#### What to do
Among the entries that follow, locate the line with "Write the Altair code for this chart." and the line with "-0.1, -0.12, -0.13]". Output those lines and all lines in between, exactly, minus the pictures.

#### Items
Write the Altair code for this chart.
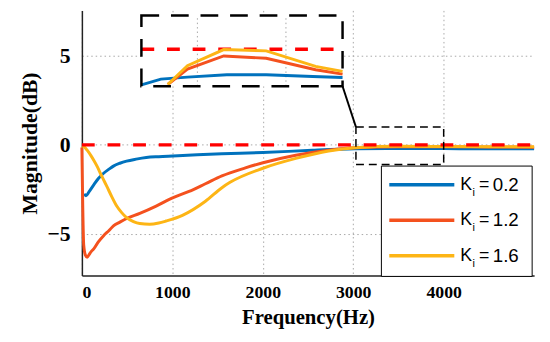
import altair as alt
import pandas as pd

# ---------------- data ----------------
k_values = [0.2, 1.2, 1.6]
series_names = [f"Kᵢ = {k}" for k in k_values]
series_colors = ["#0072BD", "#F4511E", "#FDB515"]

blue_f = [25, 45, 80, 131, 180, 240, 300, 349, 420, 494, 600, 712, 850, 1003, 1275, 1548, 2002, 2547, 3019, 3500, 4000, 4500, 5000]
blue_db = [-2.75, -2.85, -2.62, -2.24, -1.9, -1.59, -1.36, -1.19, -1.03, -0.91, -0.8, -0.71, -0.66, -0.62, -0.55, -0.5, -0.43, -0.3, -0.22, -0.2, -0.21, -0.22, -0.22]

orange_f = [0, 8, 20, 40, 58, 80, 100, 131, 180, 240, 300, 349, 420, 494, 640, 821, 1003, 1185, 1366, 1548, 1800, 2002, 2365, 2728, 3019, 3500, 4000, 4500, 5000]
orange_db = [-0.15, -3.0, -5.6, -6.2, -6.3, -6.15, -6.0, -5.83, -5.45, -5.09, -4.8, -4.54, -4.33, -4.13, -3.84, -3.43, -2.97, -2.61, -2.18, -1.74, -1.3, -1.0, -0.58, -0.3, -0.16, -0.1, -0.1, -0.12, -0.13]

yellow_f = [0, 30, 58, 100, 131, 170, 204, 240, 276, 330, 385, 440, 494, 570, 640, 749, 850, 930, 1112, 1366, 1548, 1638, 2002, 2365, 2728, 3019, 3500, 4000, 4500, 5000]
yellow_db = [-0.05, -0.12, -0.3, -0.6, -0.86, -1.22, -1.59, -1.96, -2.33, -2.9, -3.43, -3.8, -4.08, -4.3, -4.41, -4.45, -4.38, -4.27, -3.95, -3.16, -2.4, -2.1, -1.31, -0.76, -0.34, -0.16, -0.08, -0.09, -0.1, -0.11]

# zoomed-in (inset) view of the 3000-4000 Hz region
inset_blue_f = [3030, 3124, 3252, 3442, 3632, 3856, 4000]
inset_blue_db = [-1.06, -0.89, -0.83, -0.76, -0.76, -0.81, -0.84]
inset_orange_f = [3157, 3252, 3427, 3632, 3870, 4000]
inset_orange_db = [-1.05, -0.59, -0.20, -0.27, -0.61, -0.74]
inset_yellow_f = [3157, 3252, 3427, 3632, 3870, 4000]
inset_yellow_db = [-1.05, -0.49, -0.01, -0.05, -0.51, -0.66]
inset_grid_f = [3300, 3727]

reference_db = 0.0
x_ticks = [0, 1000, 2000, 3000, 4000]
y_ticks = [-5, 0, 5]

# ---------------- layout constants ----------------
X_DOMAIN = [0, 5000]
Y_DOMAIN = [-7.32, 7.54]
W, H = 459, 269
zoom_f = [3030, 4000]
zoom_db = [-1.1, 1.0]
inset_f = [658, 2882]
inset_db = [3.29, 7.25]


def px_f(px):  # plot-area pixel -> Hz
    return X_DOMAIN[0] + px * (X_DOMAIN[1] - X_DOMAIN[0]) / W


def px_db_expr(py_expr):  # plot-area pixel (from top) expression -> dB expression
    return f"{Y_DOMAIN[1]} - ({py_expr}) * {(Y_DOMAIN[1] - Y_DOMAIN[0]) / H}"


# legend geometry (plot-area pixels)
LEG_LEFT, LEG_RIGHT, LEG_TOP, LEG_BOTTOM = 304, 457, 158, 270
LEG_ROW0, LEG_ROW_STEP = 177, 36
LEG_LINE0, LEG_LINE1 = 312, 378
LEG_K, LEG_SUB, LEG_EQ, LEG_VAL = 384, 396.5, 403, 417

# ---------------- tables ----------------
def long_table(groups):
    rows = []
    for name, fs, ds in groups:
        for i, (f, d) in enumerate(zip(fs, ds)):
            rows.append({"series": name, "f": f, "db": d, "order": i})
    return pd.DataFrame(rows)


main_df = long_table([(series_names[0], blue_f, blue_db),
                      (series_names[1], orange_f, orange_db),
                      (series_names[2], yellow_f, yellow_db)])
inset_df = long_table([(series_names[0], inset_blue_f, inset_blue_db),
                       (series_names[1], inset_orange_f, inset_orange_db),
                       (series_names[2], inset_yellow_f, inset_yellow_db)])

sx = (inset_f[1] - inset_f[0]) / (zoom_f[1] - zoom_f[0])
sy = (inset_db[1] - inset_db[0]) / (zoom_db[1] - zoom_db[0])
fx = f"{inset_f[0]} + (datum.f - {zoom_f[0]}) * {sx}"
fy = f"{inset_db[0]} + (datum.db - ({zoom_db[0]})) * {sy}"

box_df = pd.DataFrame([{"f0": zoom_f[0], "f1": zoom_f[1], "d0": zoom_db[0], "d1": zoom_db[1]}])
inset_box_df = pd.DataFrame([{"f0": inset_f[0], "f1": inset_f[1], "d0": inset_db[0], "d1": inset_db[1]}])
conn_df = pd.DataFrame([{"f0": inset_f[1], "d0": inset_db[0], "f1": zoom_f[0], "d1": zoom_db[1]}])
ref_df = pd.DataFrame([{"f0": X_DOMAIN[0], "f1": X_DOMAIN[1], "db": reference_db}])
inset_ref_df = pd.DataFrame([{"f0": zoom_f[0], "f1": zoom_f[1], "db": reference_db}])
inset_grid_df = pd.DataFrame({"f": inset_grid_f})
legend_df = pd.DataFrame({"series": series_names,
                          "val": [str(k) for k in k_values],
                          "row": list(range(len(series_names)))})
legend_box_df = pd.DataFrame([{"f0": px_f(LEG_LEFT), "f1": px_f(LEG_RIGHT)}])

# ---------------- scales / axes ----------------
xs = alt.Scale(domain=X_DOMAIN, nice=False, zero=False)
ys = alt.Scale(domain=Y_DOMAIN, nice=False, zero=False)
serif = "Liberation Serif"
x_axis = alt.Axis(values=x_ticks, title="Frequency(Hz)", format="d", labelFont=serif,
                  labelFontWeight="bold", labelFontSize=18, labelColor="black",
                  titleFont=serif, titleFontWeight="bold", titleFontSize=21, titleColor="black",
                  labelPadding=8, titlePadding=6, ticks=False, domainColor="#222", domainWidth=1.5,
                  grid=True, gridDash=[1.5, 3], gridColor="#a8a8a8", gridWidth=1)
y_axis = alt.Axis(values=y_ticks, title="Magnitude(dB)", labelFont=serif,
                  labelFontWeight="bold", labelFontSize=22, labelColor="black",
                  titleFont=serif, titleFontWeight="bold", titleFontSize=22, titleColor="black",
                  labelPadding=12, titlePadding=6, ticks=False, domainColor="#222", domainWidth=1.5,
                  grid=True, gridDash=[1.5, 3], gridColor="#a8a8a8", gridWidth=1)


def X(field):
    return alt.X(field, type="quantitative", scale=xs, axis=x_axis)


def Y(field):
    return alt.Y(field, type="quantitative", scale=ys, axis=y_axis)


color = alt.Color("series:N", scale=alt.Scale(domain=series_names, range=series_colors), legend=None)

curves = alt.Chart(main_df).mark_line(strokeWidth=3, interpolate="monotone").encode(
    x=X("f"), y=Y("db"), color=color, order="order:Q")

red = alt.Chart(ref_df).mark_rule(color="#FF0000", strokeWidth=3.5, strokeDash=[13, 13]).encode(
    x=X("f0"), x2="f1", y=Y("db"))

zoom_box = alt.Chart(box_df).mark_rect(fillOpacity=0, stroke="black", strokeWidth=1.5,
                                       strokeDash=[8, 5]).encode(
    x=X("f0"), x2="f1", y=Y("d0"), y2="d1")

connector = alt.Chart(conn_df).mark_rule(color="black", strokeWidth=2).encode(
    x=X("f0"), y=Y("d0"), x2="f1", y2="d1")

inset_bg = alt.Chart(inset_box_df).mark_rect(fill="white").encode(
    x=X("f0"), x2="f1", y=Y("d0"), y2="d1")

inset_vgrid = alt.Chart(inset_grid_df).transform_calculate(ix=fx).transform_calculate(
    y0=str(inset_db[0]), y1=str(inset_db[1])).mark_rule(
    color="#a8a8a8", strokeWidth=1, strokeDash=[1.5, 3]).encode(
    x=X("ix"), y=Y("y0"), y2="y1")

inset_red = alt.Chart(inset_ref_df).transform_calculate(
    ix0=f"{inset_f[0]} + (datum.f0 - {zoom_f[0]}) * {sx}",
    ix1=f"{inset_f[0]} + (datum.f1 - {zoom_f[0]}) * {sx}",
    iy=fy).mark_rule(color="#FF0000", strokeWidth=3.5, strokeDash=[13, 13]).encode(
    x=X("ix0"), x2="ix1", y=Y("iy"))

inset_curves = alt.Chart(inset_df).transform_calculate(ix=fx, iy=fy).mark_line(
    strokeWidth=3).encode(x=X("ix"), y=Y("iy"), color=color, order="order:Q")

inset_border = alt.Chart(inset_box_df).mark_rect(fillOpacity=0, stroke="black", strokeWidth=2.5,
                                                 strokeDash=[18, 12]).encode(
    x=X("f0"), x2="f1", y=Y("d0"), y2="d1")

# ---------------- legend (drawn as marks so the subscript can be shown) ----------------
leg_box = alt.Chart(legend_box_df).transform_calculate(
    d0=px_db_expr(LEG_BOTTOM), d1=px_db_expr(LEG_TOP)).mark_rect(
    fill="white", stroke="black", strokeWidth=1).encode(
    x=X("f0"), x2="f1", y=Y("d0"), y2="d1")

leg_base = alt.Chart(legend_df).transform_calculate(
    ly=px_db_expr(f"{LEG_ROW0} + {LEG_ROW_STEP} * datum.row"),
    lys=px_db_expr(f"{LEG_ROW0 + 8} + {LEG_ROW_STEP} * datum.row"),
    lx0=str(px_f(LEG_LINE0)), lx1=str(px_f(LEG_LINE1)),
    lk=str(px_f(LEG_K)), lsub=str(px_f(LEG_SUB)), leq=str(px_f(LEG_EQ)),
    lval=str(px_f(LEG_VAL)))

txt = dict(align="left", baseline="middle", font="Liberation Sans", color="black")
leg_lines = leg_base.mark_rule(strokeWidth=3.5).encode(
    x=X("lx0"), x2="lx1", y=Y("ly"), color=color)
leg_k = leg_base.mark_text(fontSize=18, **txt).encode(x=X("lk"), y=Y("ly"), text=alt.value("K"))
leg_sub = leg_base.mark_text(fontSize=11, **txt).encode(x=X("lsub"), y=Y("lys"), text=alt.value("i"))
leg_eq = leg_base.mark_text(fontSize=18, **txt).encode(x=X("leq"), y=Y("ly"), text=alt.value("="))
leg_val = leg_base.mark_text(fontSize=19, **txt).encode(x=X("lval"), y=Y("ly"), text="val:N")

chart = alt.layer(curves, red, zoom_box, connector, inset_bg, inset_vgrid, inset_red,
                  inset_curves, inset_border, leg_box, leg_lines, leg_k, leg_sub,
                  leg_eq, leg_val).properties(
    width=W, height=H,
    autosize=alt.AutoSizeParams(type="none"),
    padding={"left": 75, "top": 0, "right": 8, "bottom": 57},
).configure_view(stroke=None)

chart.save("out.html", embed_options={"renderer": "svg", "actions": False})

==

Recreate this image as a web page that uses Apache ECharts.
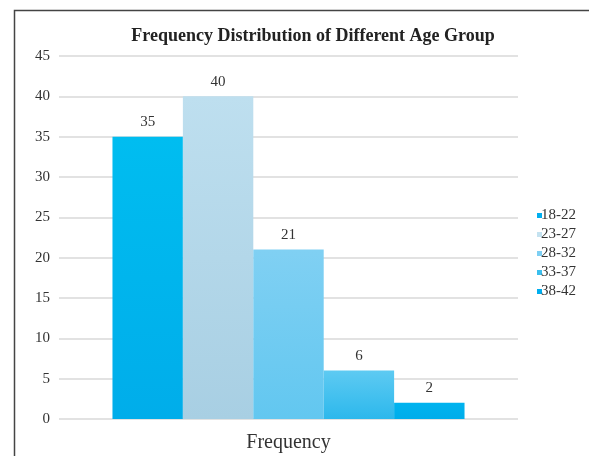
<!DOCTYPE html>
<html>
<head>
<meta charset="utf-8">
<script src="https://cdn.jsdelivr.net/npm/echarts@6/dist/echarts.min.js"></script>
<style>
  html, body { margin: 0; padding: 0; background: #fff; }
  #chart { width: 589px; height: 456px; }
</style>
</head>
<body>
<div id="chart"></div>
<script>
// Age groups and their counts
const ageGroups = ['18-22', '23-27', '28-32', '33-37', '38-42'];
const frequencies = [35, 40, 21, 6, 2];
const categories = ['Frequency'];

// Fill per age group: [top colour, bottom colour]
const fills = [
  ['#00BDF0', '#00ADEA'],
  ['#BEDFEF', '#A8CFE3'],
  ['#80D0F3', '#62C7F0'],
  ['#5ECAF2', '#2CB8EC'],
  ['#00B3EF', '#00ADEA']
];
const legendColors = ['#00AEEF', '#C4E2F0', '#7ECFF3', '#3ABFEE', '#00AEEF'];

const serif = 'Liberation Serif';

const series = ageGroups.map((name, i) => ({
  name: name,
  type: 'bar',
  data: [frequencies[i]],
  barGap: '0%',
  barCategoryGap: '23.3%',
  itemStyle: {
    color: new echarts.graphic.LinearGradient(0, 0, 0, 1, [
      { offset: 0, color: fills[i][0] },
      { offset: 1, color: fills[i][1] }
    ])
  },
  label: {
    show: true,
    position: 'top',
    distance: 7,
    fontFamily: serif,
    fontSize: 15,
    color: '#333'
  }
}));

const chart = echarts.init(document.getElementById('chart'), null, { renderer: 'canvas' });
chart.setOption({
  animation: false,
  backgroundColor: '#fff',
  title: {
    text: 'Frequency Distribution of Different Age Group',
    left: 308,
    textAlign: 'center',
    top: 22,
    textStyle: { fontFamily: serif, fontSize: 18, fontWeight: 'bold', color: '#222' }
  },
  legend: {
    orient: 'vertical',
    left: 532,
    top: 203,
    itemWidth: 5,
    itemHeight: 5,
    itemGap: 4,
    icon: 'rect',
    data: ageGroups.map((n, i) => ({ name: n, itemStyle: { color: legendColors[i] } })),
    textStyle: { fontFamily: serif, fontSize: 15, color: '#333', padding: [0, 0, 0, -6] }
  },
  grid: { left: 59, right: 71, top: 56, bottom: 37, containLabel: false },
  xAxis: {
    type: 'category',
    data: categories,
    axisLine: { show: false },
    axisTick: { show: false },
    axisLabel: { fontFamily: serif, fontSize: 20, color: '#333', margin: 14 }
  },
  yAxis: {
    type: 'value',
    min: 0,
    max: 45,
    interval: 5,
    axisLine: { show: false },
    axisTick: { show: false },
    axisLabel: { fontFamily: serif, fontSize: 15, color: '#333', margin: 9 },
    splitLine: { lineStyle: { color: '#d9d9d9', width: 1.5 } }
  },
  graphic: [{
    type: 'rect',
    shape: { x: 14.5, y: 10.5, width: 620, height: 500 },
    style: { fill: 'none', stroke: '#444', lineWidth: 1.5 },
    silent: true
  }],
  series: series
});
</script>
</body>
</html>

...

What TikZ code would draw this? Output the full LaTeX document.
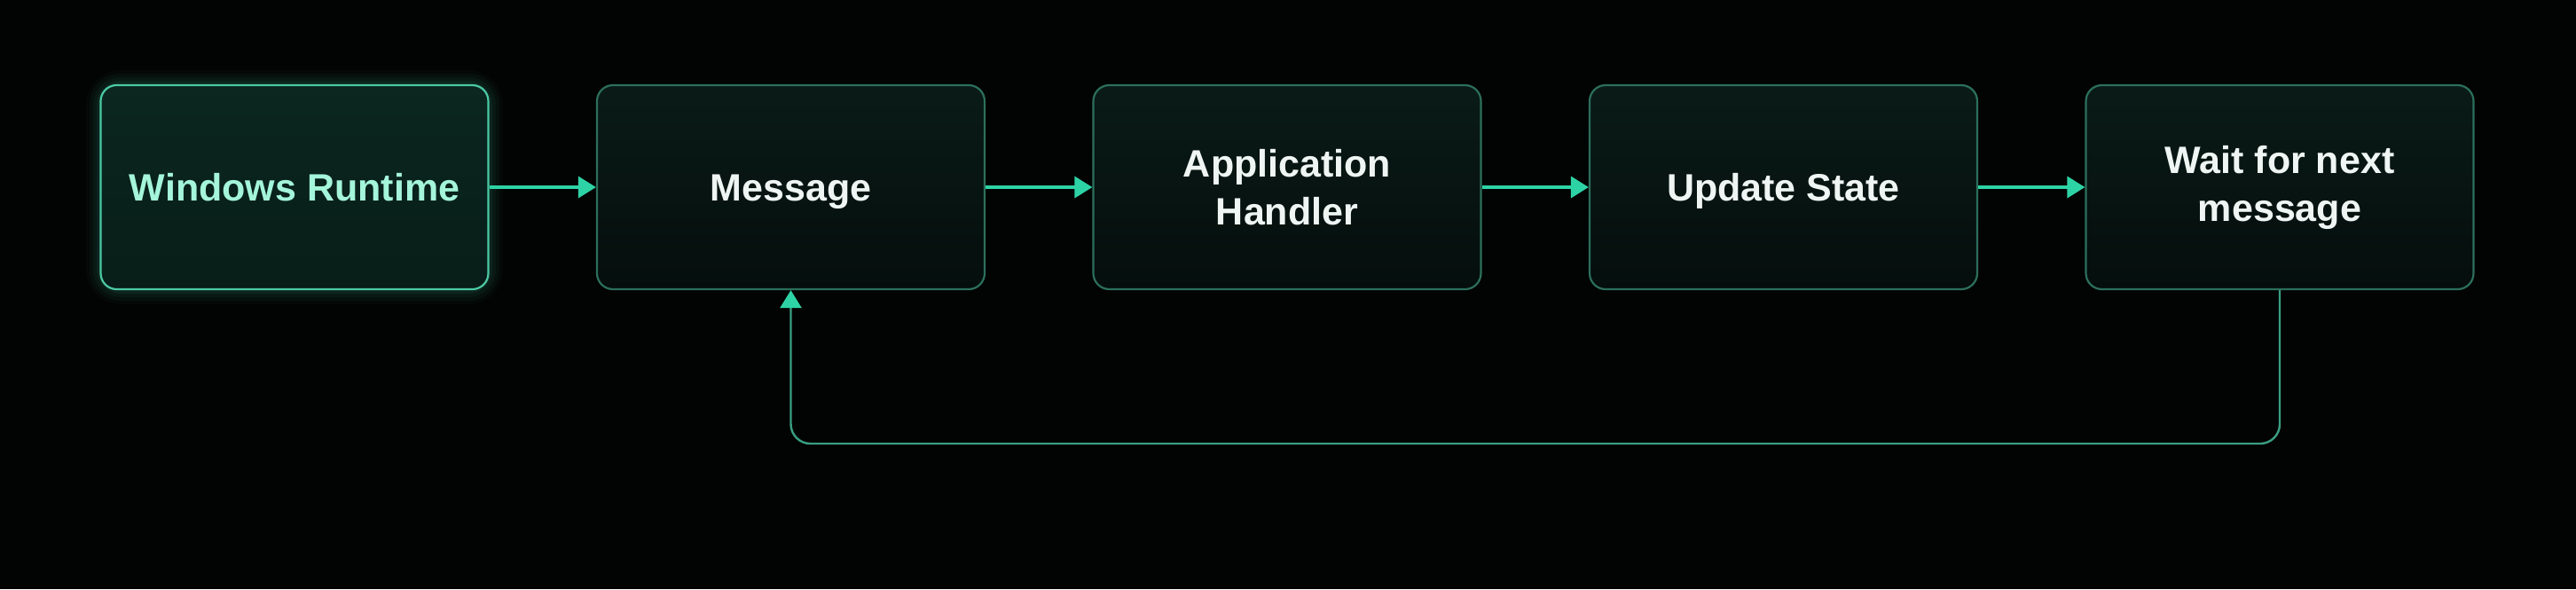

#### Exercise answer
Write the Altair code for this chart.
import altair as alt
import pandas as pd

# ---------------- data ----------------
k_values = [0.2, 1.2, 1.6]
series_names = [f"Kᵢ = {k}" for k in k_values]
series_colors = ["#0072BD", "#F4511E", "#FDB515"]

blue_f = [25, 45, 80, 131, 180, 240, 300, 349, 420, 494, 600, 712, 850, 1003, 1275, 1548, 2002, 2547, 3019, 3500, 4000, 4500, 5000]
blue_db = [-2.75, -2.85, -2.62, -2.24, -1.9, -1.59, -1.36, -1.19, -1.03, -0.91, -0.8, -0.71, -0.66, -0.62, -0.55, -0.5, -0.43, -0.3, -0.22, -0.2, -0.21, -0.22, -0.22]

orange_f = [0, 8, 20, 40, 58, 80, 100, 131, 180, 240, 300, 349, 420, 494, 640, 821, 1003, 1185, 1366, 1548, 1800, 2002, 2365, 2728, 3019, 3500, 4000, 4500, 5000]
orange_db = [-0.15, -3.0, -5.6, -6.2, -6.3, -6.15, -6.0, -5.83, -5.45, -5.09, -4.8, -4.54, -4.33, -4.13, -3.84, -3.43, -2.97, -2.61, -2.18, -1.74, -1.3, -1.0, -0.58, -0.3, -0.16, -0.1, -0.1, -0.12, -0.13]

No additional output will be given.